Wow, fantastic effort! Thanks!
Very cool Perry. Thx for sharing!
Impressive work!
Hi P, this brings memories of the old days designing 6800 stuff in the 70's. You must be having fun since your attention span exceeds the minimum for success. I estimate gcode volumes of about half of your most complex dream parts will fit in the new memory. My 386 based controller holds double and I think I filled it once. I have a pair of twin test xrf devices that use a TI 8 bit with the same design simplicity, but the twin test devices are not as useful as your cnc so they will drift to obscurity, but not without thoughts similar. What up with the v10 truck?

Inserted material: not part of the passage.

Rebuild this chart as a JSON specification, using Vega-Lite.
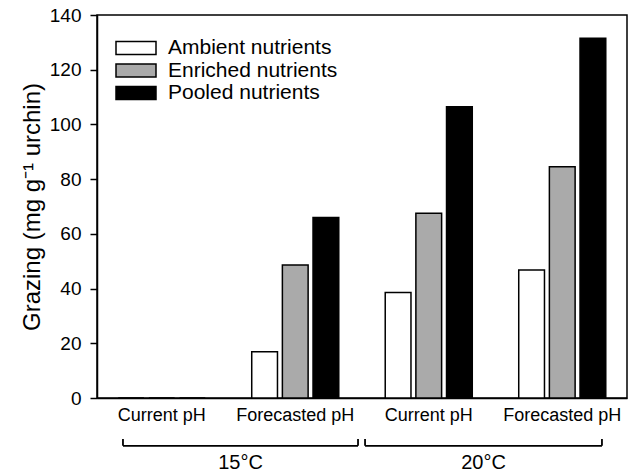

Yeah, it was fun. This board was actually born out of illness; unfortunately I got sick a few times and so I started playing with KiCAD during one of these. I estimate that I probably have around 100 hours into the reverse engineering, design, and debugging of this memory expansion. If you consider that in context for back in the 80's, that's like 2 sprints worth of work in today's measurements. The V10 is a bit more involved and is just one in a bunch of projects I need to complete.
With your knoledge will be interesting if you ca make a card to convert encoder signal to resolver signal. To be able to replace that very old resolver technology.
You don't need to do that, the later cards have both resolver and encoder support. You have to make a choice, stick with the old tech or adopt the new tech. Encoders, fast CPU, and memory all come with a price of about $3800. Converting an encoder signal to a resolver signal would take some neat tricks and it wouldn't be cheap. I personally like resolvers, they are technically higher resolution than encoders. The major problem is that they wear out faster than encoders. For me, I had 3 rebuilt motors from 20 years ago, so my motors got a new lease on life.
Hi, you do a very nice work there. The expansion board is not compatible with -4c system?
No, it's not compatible with a -4 system. There is a company out there selling 384K boards for -4 systems for $250, you'll find them if you search Google for Fadal memory boards.